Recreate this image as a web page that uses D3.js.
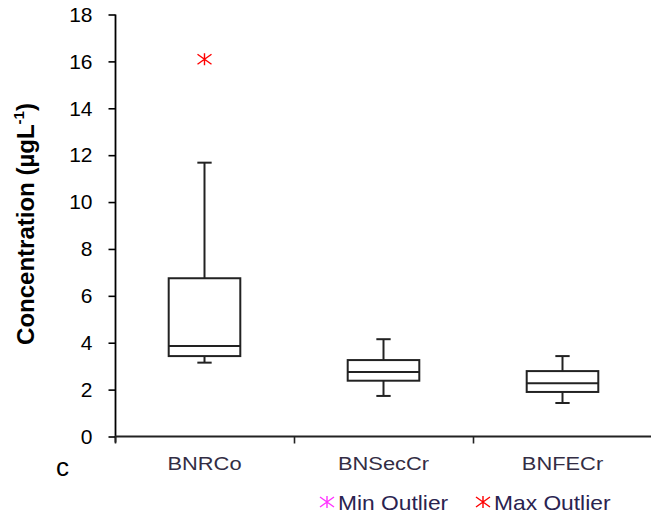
<!DOCTYPE html>
<html>
<head>
<meta charset="utf-8">
<script src="https://cdn.jsdelivr.net/npm/d3@7"></script>
<style>
  html, body { margin: 0; padding: 0; background: #fff; }
  svg { display: block; font-family: "Liberation Sans", Arial, sans-serif; }
</style>
</head>
<body>
<svg id="chart" width="651" height="516"></svg>
<script>
// ---- data ----
const categories  = ["BNRCo", "BNSecCr", "BNFECr"];
const minValues    = [3.15, 1.73, 1.43];
const q1Values     = [3.43, 2.38, 1.90];
const medianValues = [3.86, 2.75, 2.27];
const q3Values     = [6.75, 3.26, 2.79];
const maxValues    = [11.68, 4.15, 3.43];
const maxOutliers  = [16.09, null, null];
const minOutliers  = [null, null, null];
const yTicks = [0, 2, 4, 6, 8, 10, 12, 14, 16, 18];
const legendLabels = ["Min Outlier", "Max Outlier"];
const legendColors = ["#ff33ff", "#ff0000"];

const svg = d3.select("#chart");
const x = d3.scaleBand().domain(categories).range([115, 652]).padding(0);
const y = d3.scaleLinear().domain([0, 18]).range([436.5, 14.5]);

// y axis
const yAxis = svg.append("g")
  .attr("transform", "translate(115.5,0)")
  .call(d3.axisLeft(y).tickValues(yTicks).tickSize(7).tickSizeOuter(0).tickPadding(16));
yAxis.select(".domain").remove();
yAxis.selectAll(".tick line").attr("stroke", "#000").attr("stroke-width", 1.6);
yAxis.selectAll(".tick text").attr("font-size", 21).attr("fill", "#000")
  .attr("font-family", "Liberation Sans, Arial, sans-serif");
svg.append("line").attr("x1", 115.5).attr("x2", 115.5)
  .attr("y1", y(18)).attr("y2", y(0) + 6)
  .attr("stroke", "#000").attr("stroke-width", 1.8);

// x axis
svg.append("line").attr("x1", 115).attr("x2", 651)
  .attr("y1", y(0)).attr("y2", y(0))
  .attr("stroke", "#222").attr("stroke-width", 1.8);
const bounds = categories.map(c => x(c)).concat([x.range()[1]]);
svg.selectAll(".xtick").data(bounds).enter().append("line")
  .attr("x1", d => d + 0.5).attr("x2", d => d + 0.5)
  .attr("y1", y(0)).attr("y2", y(0) + 7)
  .attr("stroke", "#222").attr("stroke-width", 1.6);
svg.selectAll(".xlabel").data(categories).enter().append("text")
  .attr("transform", d => `translate(${x(d) + x.bandwidth() / 2},470) scale(1.15,1)`)
  .attr("text-anchor", "middle")
  .attr("font-size", 19)
  .attr("fill", "#332d44")
  .text(d => d);

// y title
const yt = svg.append("text")
  .attr("transform", "translate(34,224) rotate(-90)")
  .attr("text-anchor", "middle")
  .attr("font-size", 24)
  .attr("font-weight", "bold")
  .attr("fill", "#000");
yt.append("tspan").text("Concentration (µgL");
yt.append("tspan").attr("font-size", 15).attr("dy", -10).text("-1");
yt.append("tspan").attr("dy", 10).text(")");

// panel letter
svg.append("text").attr("x", 56).attr("y", 476).attr("font-size", 26).attr("fill", "#000").text("c");

// boxes
const bw = x.bandwidth() * 0.4;
const capW = x.bandwidth() * 0.08;
const boxes = categories.map((c, i) => ({
  c, min: minValues[i], q1: q1Values[i], med: medianValues[i], q3: q3Values[i], max: maxValues[i],
  maxOut: maxOutliers[i], minOut: minOutliers[i]
}));
const g = svg.selectAll(".box").data(boxes).enter().append("g")
  .attr("transform", d => `translate(${x(d.c) + x.bandwidth() / 2},0)`);
const stroke = "#222", sw = 2;
// whiskers
g.append("line").attr("x1", 0).attr("x2", 0).attr("y1", d => y(d.q3)).attr("y2", d => y(d.max))
  .attr("stroke", stroke).attr("stroke-width", sw);
g.append("line").attr("x1", 0).attr("x2", 0).attr("y1", d => y(d.q1)).attr("y2", d => y(d.min))
  .attr("stroke", stroke).attr("stroke-width", sw);
g.append("line").attr("x1", -capW / 2).attr("x2", capW / 2).attr("y1", d => y(d.max)).attr("y2", d => y(d.max))
  .attr("stroke", stroke).attr("stroke-width", sw);
g.append("line").attr("x1", -capW / 2).attr("x2", capW / 2).attr("y1", d => y(d.min)).attr("y2", d => y(d.min))
  .attr("stroke", stroke).attr("stroke-width", sw);
// box
g.append("rect").attr("x", -bw / 2).attr("width", bw)
  .attr("y", d => y(d.q3)).attr("height", d => y(d.q1) - y(d.q3))
  .attr("fill", "#fff").attr("stroke", stroke).attr("stroke-width", sw);
g.append("line").attr("x1", -bw / 2).attr("x2", bw / 2)
  .attr("y1", d => y(d.med)).attr("y2", d => y(d.med))
  .attr("stroke", stroke).attr("stroke-width", sw);

// star marker
function star(sel, color) {
  sel.append("path")
    .attr("d", "M-7,-5L7,5M-7,5L7,-5M0,-6L0,6")
    .attr("stroke", color).attr("stroke-width", 1.4).attr("fill", "none");
}
g.filter(d => d.maxOut != null).append("g")
  .attr("transform", d => `translate(0,${y(d.maxOut)})`)
  .call(star, legendColors[1]);
g.filter(d => d.minOut != null).append("g")
  .attr("transform", d => `translate(0,${y(d.minOut)})`)
  .call(star, legendColors[0]);

// legend
const legendX = [327, 483];
legendLabels.forEach((lab, i) => {
  const lg = svg.append("g").attr("transform", `translate(${legendX[i]},502)`);
  star(lg, legendColors[i]);
  lg.append("text").attr("transform", "translate(11,8) scale(1.14,1)")
    .attr("font-size", 20).attr("fill", "#2a2350").text(lab);
});
</script>
</body>
</html>
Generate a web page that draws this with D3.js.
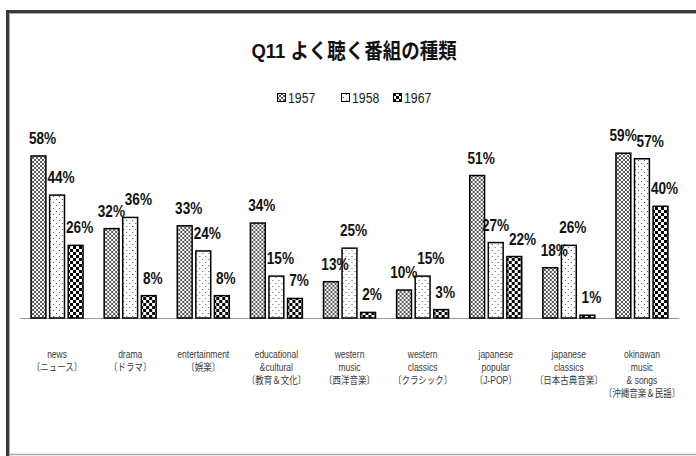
<!DOCTYPE html>
<html>
<head>
  <meta charset="utf-8">
  <title>Q11</title>
  <script src="https://cdn.jsdelivr.net/npm/d3@7"></script>
  <style>
    body { margin: 0; background: #fff; }
    svg { display: block; }
  </style>
</head>
<body>
<svg width="696" height="456"></svg>
<script>
const categories = ['news', 'drama', 'entertainment', 'educational', 'western music', 'western classics',
  'japanese popular', 'japanese classics', 'okinawan'];
const catLines = [
  ['news', '〔ニュース〕'],
  ['drama', '〔ドラマ〕'],
  ['entertainment', '〔娯楽〕'],
  ['educational', '&cultural', '〔教育＆文化〕'],
  ['western', 'music', '〔西洋音楽〕'],
  ['western', 'classics', '〔クラシック〕'],
  ['japanese', 'popular', '〔J-POP〕'],
  ['japanese', 'classics', '〔日本古典音楽〕'],
  ['okinawan', 'music', '& songs', '〔沖縄音楽＆民謡〕']
];
const years = ['1957', '1958', '1967'];
const v1957 = [58, 32, 33, 34, 13, 10, 51, 18, 59];
const v1958 = [44, 36, 24, 15, 25, 15, 27, 26, 57];
const v1967 = [26, 8, 8, 7, 2, 3, 22, 1, 40];
const series = [v1957, v1958, v1967];

const svg = d3.select('svg');
const fam = '"Liberation Sans", "Noto Sans CJK JP", sans-serif';

// squeezed text, the original uses a narrow face
function ntext(parent, x, y, sx) {
  return parent.append('g').attr('transform', `translate(${x},${y}) scale(${sx},1)`)
    .append('text').attr('font-family', fam);
}

// patterns
const defs = svg.append('defs');
const p1 = defs.append('pattern').attr('id', 'pat0').attr('patternUnits', 'userSpaceOnUse')
  .attr('width', 4).attr('height', 4);
p1.append('rect').attr('width', 4).attr('height', 4).attr('fill', '#fff');
p1.append('path').attr('d', 'M0,0L4,4M4,0L0,4').attr('stroke', '#444').attr('stroke-width', 0.9);
const p2 = defs.append('pattern').attr('id', 'pat1').attr('patternUnits', 'userSpaceOnUse')
  .attr('width', 6).attr('height', 6);
p2.append('rect').attr('width', 6).attr('height', 6).attr('fill', '#fff');
p2.append('rect').attr('x', 1).attr('y', 1).attr('width', 1).attr('height', 1).attr('fill', '#555');
p2.append('rect').attr('x', 4).attr('y', 4).attr('width', 1).attr('height', 1).attr('fill', '#555');
const p3 = defs.append('pattern').attr('id', 'pat2').attr('patternUnits', 'userSpaceOnUse')
  .attr('width', 6).attr('height', 6);
p3.append('rect').attr('width', 6).attr('height', 6).attr('fill', '#fff');
p3.append('rect').attr('width', 3).attr('height', 3).attr('fill', '#000');
p3.append('rect').attr('x', 3).attr('y', 3).attr('width', 3).attr('height', 3).attr('fill', '#000');

// frame
svg.append('path').attr('d', 'M7.5,456V11.5H696').attr('fill', 'none').attr('stroke', '#3a3a3a').attr('stroke-width', 3);
svg.append('path').attr('d', 'M9.5,456V13.5H696').attr('fill', 'none').attr('stroke', '#aaa').attr('stroke-width', 1);
svg.append('line').attr('x1', 9).attr('x2', 696).attr('y1', 454.5).attr('y2', 454.5)
  .attr('stroke', '#aaa').attr('stroke-width', 1.5);

const x0 = d3.scaleBand().domain(categories).range([20.5, 678.5]);
const x1 = d3.scaleBand().domain(years).range([0, 52]).paddingInner(0.2);
const y = d3.scaleLinear().domain([0, 60]).range([318, 318 - 167.6]);
const off = (x0.bandwidth() - 52) / 2;

// title
ntext(svg, 354, 58, 0.88).attr('text-anchor', 'middle')
  .attr('font-size', 21).attr('font-weight', 'bold').attr('fill', '#111').text('Q11 よく聴く番組の種類');

// legend
const lgX = [277, 341, 393];
years.forEach((yr, i) => {
  svg.append('rect').attr('x', lgX[i] + 0.5).attr('y', 93.5).attr('width', 8).attr('height', 8)
    .attr('fill', `url(#pat${i})`).attr('stroke', '#000');
  ntext(svg, lgX[i] + 11, 103, 0.82).attr('font-size', 15).attr('fill', '#222').text(yr);
});

// baseline
svg.append('line').attr('x1', 20).attr('x2', 679).attr('y1', y(0) + 0.5).attr('y2', y(0) + 0.5)
  .attr('stroke', '#999').attr('stroke-width', 1);

// bars
const groups = svg.append('g').selectAll('g').data(categories).join('g')
  .attr('transform', d => `translate(${x0(d) + off},0)`);
years.forEach((yr, si) => {
  groups.append('rect')
    .attr('x', x1(yr)).attr('y', (d, ci) => y(series[si][ci]))
    .attr('width', x1.bandwidth()).attr('height', (d, ci) => y(0) - y(series[si][ci]))
    .attr('fill', `url(#pat${si})`).attr('stroke', '#000').attr('stroke-width', 1.5);
});
groups.each(function (d, ci) {
  const g = d3.select(this);
  // label spots, pushed apart when neighbours collide
  const lab = years.map((yr, si) => {
    const v = series[si][ci];
    return { v, x: x1(yr) + x1.bandwidth() / 2 + 4, y: y(v) - 12, w: 13 * (v >= 10 ? 2 : 1) * 0.8 * 0.556 * 1.3 + 11 };
  });
  for (let k = 0; k < 3; k++) {
    for (let i = 0; i < lab.length - 1; i++) {
      const a = lab[i], b = lab[i + 1];
      const need = (a.w + b.w) / 2 + 1;
      if (Math.abs(a.y - b.y) < 15 && b.x - a.x < need) {
        const push = (need - (b.x - a.x)) / 2;
        a.x -= push; b.x += push;
      }
    }
  }
  lab.forEach(l => {
    ntext(g, l.x, l.y, 0.8)
      .attr('text-anchor', 'middle').attr('font-weight', 'bold')
      .attr('font-size', 17).attr('fill', '#111').text(l.v + '%');
  });
  const t = ntext(g, 26, 0, 0.85).attr('text-anchor', 'middle')
    .attr('font-size', 10).attr('fill', '#3a3a3a');
  catLines[ci].forEach((ln, li) => {
    t.append('tspan').attr('x', 0).attr('y', 358 + li * 13).text(ln);
  });
});
</script>
</body>
</html>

+++++

_What this task involves_
What is the number of lines that contain "uses"? Reply with that number alone.

_Written solution_
2